To be done:
Reproduce every line in the listing that contains the word "this".
⟨
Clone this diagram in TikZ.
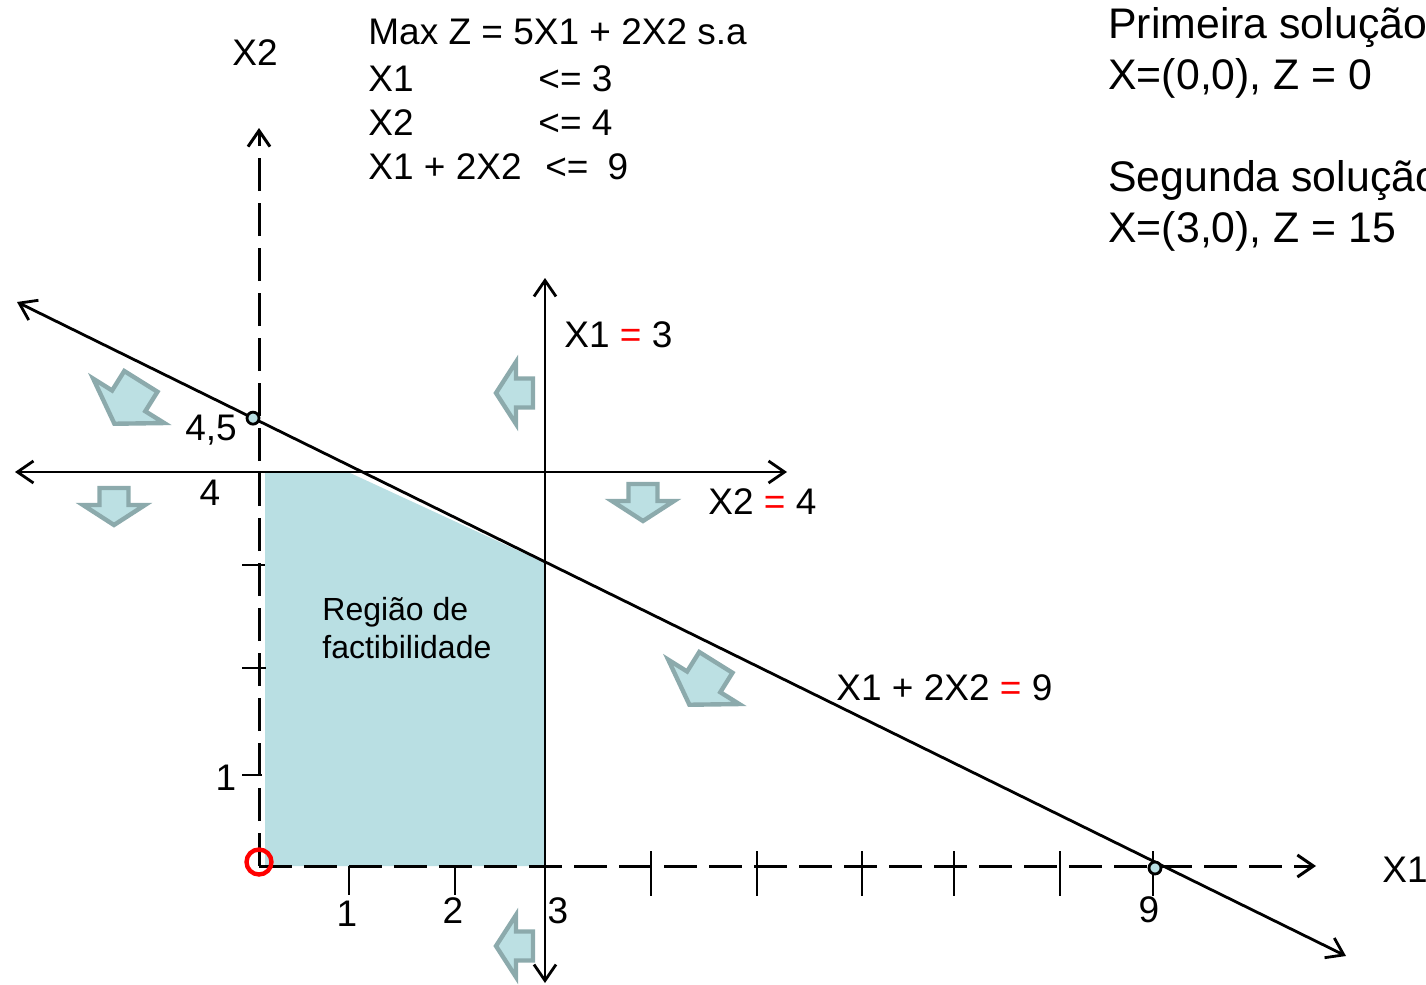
\documentclass[tikz,border=0pt]{standalone}
\usepackage{fontspec}
\setmainfont{Liberation Sans}
\usepackage{xcolor}
\usetikzlibrary{arrows.meta,positioning,calc}
\definecolor{lpRegion}{HTML}{B9DFE3}
\definecolor{lpArrowFill}{HTML}{BCE0E3}
\definecolor{lpArrowEdge}{HTML}{8CAAAC}
\definecolor{lpInk}{HTML}{000000}

\tikzset{
  axisline/.style={draw=lpInk,line width=1.5pt,dash pattern=on 16.5pt off 6pt},
  limitline/.style={draw=lpInk,line width=1.4pt},
  tickmark/.style={draw=lpInk,line width=1.3pt},
  lbl/.style={inner sep=0pt,anchor=base west,text=lpInk,font=\fontsize{18.5}{22}\selectfont},
  tlbl/.style={lbl,anchor=base},
  sollbl/.style={inner sep=0pt,anchor=base west,font=\fontsize{21.4}{25}\selectfont},
  reglbl/.style={inner sep=0pt,anchor=base west,font=\fontsize{16}{19}\selectfont},
  dotmark/.style={circle,draw=lpInk,fill=lpRegion,line width=1.4pt,minimum size=6pt,inner sep=0pt},
  origmark/.style={circle,draw=red,line width=2.2pt,minimum size=12.5pt,inner sep=0pt},
  blockarrow/.pic={
    \draw[draw=lpArrowEdge,fill=lpArrowFill,line width=2.2pt,line join=miter]
      (-18,14.5) -- (-1,14.5) -- (-1,31) -- (19,0) -- (-1,-31) -- (-1,-14.5) -- (-18,-14.5) -- cycle;
  }
}

\begin{document}
\begin{tikzpicture}[x=0.5pt,y=-0.5pt,>={Straight Barb[length=8pt,width=11pt]}]
  \useasboundingbox (0,0) rectangle (1426,985);

  % feasible region
  \fill[lpRegion] (265,472) -- (348,472) -- (545,563) -- (545,866) -- (265,866) -- cycle;

  % axes
  \coordinate (O) at (259,866);
  \coordinate (xend) at (1316,866);
  \coordinate (yend) at (259,128);
  \draw[axisline,->] (O) -- (xend);
  \draw[axisline,->] (O) -- (yend);

  \foreach \x in {349,455}
    \draw[tickmark] (\x,866) -- (\x,895);
  \foreach \x in {651,757,862,954,1060,1153}
    \draw[tickmark] (\x,851) -- (\x,896);
  \foreach \y/\e in {775/262,668/266,565/265}
    \draw[tickmark] (242,\y) -- (\e,\y);

  % constraint lines
  \coordinate (c1lo) at (545,983);
  \coordinate (c1hi) at (545,278);
  \coordinate (c2lt) at (15,472);
  \coordinate (c2rt) at (787,472);
  \coordinate (c3lt) at (17,302);
  \coordinate (c3rt) at (1346,956);
  \draw[limitline,<->] (c1lo) -- (c1hi);
  \draw[limitline,<->] (c2lt) -- (c2rt);
  \draw[limitline,<->] (c3lt) -- (c3rt);

  \node[dotmark] (m45) at ($(c3lt)!0.1776!(c3rt)$) {};
  \node[dotmark] (m9) at (1155,868) {};
  \node[origmark] (orig) at (259,862) {};

  % direction arrows
  \pic[rotate=238,scale=1.35] at (128,402) {blockarrow};
  \pic[rotate=238,scale=1.35] at (703,683) {blockarrow};
  \pic[rotate=-90] at (643,502) {blockarrow};
  \pic[rotate=-90] at (114,506) {blockarrow};
  \pic[rotate=180] at (515,393) {blockarrow};
  \pic[rotate=180] at (515,946) {blockarrow};

  % labels
  \node[tlbl] (ax2) at (255,65) {X2};
  \node[lbl] (ax1) at (1382,882) {X1};
  \node[tlbl] (ty1) at (226,790) {1};
  \node[tlbl] (ty4) at (210,505) {4};
  \node[tlbl] (ty45) at (211,440) {4,5};
  \node[tlbl] (tx1) at (347,926) {1};
  \node[tlbl] (tx2) at (453,923) {2};
  \node[tlbl] (tx3) at (558,923) {3};
  \node[tlbl] (tx9) at (1149,922) {9};

  \node[lbl] (lc1) at (564,347) {X1 \textcolor{red}{=} 3};
  \node[lbl] (lc2) at (708,514) {X2 \textcolor{red}{=} 4};
  \node[lbl] (lc3) at (836,700) {X1 + 2X2 \textcolor{red}{=} 9};

  \node[reglbl] (rega) at (322,620) {Região de};
  \node[reglbl] (regb) at (322,658) {factibilidade};

  \node[lbl] (obj) at (368,45) {Max Z = 5X1 + 2X2 s.a};
  \node[lbl] (r1) at (368,91) {\makebox[85pt][l]{X1}<= 3};
  \node[lbl] (r2) at (368,135) {\makebox[85pt][l]{X2}<= 4};
  \node[lbl] (r3) at (368,179) {\makebox[88.5pt][l]{X1 + 2X2}<=\hspace{9.5pt}9};

  \node[sollbl] (s1a) at (1108,39) {Primeira solução};
  \node[sollbl] (s1b) at (1108,90) {X=(0,0), Z = 0};
  \node[sollbl] (s2a) at (1108,191) {Segunda solução};
  \node[sollbl] (s2b) at (1108,242) {X=(3,0), Z = 15};
\end{tikzpicture}
\end{document}
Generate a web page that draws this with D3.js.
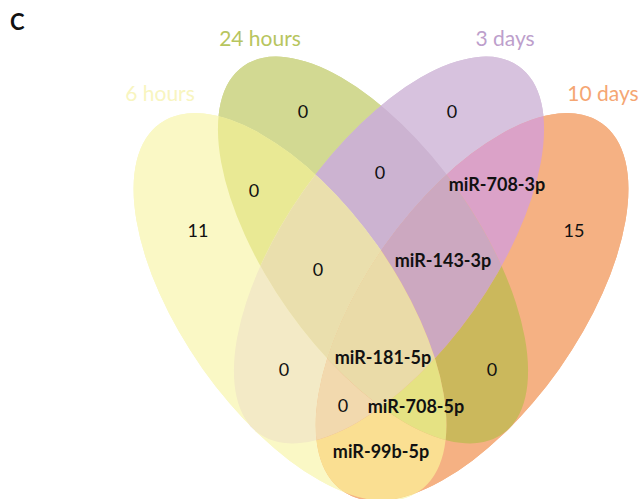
<!DOCTYPE html>
<html>
<head>
<meta charset="utf-8">
<script src="https://cdn.jsdelivr.net/npm/d3@7"></script>
<style>
  html, body { margin: 0; padding: 0; background: #fff; }
  svg { display: block; }
</style>
</head>
<body>
<svg id="venn" width="640" height="499"></svg>
<script>
// Four time points compared in the Venn diagram
const setNames = ["6 hours", "24 hours", "3 days", "10 days"];

// Each region is the exact combination of sets it belongs to
const regionSets = [
  [0], [1], [2], [3],
  [0, 1], [1, 2], [2, 3], [0, 2], [1, 3], [0, 3],
  [0, 1, 2], [1, 2, 3], [0, 1, 3], [0, 2, 3],
  [0, 1, 2, 3]
];

// What sits in each region: a count, or the shared miRNA
const regionLabels = [
  "11", "0", "0", "15",
  "0", "0", "miR-708-3p", "0", "0", "miR-99b-5p",
  "0", "miR-143-3p", "miR-708-5p", "0",
  "miR-181-5p"
];

// ---- styling and layout ----
const setLabelColors = ["#f8f5c0", "#b7c55e", "#bd9fcc", "#f5a673"];
const setSoloColors  = ["#faf8c5", "#d2d992", "#d7c2de", "#f5b183"];

const regionColors = [
  "#faf8c5", "#d2d992", "#d7c2de", "#f5b183",
  "#e9e994", "#ccb3d1", "#dba2c8", "#f3eac6", "#cbb85c", "#fadf92",
  "#eadfad", "#cca8c0", "#e5e283", "#f2d9ae",
  "#eadba8"
];

const W = 640, H = 499;
const tilt = 54.8;
const ellipses = [
  { cx: 290, cy: 307, rx: 225, ry: 107, rot:  tilt },
  { cx: 373, cy: 250, rx: 225, ry: 104, rot:  tilt },
  { cx: 389, cy: 250, rx: 225, ry: 104, rot: -tilt },
  { cx: 472, cy: 307, rx: 225, ry: 107, rot: -tilt }
];

const setLabelPos = [
  { x: 160, y: 101 },
  { x: 260, y: 46 },
  { x: 505, y: 46 },
  { x: 603, y: 101 }
];

const regionLabelPos = [
  [198, 231], [303, 112], [452, 112], [574, 231],
  [254, 191], [380, 173], [497, 185], [284, 370], [492, 370], [381, 452],
  [318, 270], [443, 261], [416, 407], [343, 406],
  [383, 358]
];

const svg = d3.select("#venn");
svg.append("rect").attr("width", W).attr("height", H).attr("fill", "#fff");

const defs = svg.append("defs");

function ellipseShape(sel, e) {
  return sel.attr("cx", 0).attr("cy", 0)
    .attr("rx", e.rx).attr("ry", e.ry)
    .attr("transform", `translate(${e.cx},${e.cy}) rotate(${e.rot})`);
}

// one clip path per set
ellipses.forEach((e, i) => {
  ellipseShape(defs.append("clipPath").attr("id", `set-clip-${i}`).append("ellipse"), e);
});

// base layer so region edges never show white seams
const base = svg.append("g");
[1, 2, 0, 3].forEach(i => {
  ellipseShape(base.append("ellipse"), ellipses[i]).attr("fill", setSoloColors[i]);
});

// each region: clipped to its sets, masked out of the others
const regionLayer = svg.append("g");
regionSets.forEach((members, r) => {
  const mask = defs.append("mask").attr("id", `region-mask-${r}`)
    .attr("maskUnits", "userSpaceOnUse")
    .attr("x", 0).attr("y", 0).attr("width", W).attr("height", H);
  mask.append("rect").attr("width", W).attr("height", H).attr("fill", "#fff");
  d3.range(setNames.length).filter(i => !members.includes(i)).forEach(i => {
    ellipseShape(mask.append("ellipse"), ellipses[i]).attr("fill", "#000");
  });

  let g = regionLayer;
  members.forEach(i => {
    g = g.append("g").attr("clip-path", `url(#set-clip-${i})`);
  });
  g.append("rect")
    .attr("width", W).attr("height", H)
    .attr("fill", regionColors[r])
    .attr("mask", `url(#region-mask-${r})`);
});

const font = "Lato, 'Open Sans', sans-serif";

// panel letter
svg.append("text")
  .attr("x", 10).attr("y", 30)
  .attr("font-family", font).attr("font-weight", 700)
  .attr("font-size", 22).attr("fill", "#111")
  .text("C");

// set titles
svg.append("g").selectAll("text")
  .data(setNames)
  .join("text")
  .attr("x", (d, i) => setLabelPos[i].x)
  .attr("y", (d, i) => setLabelPos[i].y)
  .attr("text-anchor", "middle")
  .attr("font-family", font)
  .attr("font-size", 21)
  .attr("fill", (d, i) => setLabelColors[i])
  .text(d => d);

// region contents
svg.append("g").selectAll("text")
  .data(regionLabels)
  .join("text")
  .attr("x", (d, i) => regionLabelPos[i][0])
  .attr("y", (d, i) => regionLabelPos[i][1])
  .attr("dy", "0.36em")
  .attr("text-anchor", "middle")
  .attr("font-family", font)
  .attr("font-size", 18)
  .attr("font-weight", d => d.startsWith("miR") ? 700 : 400)
  .attr("fill", "#111")
  .text(d => d);
</script>
</body>
</html>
⟩
Written reply:
Clone this diagram in TikZ.
Generate a web page that draws this with D3.js.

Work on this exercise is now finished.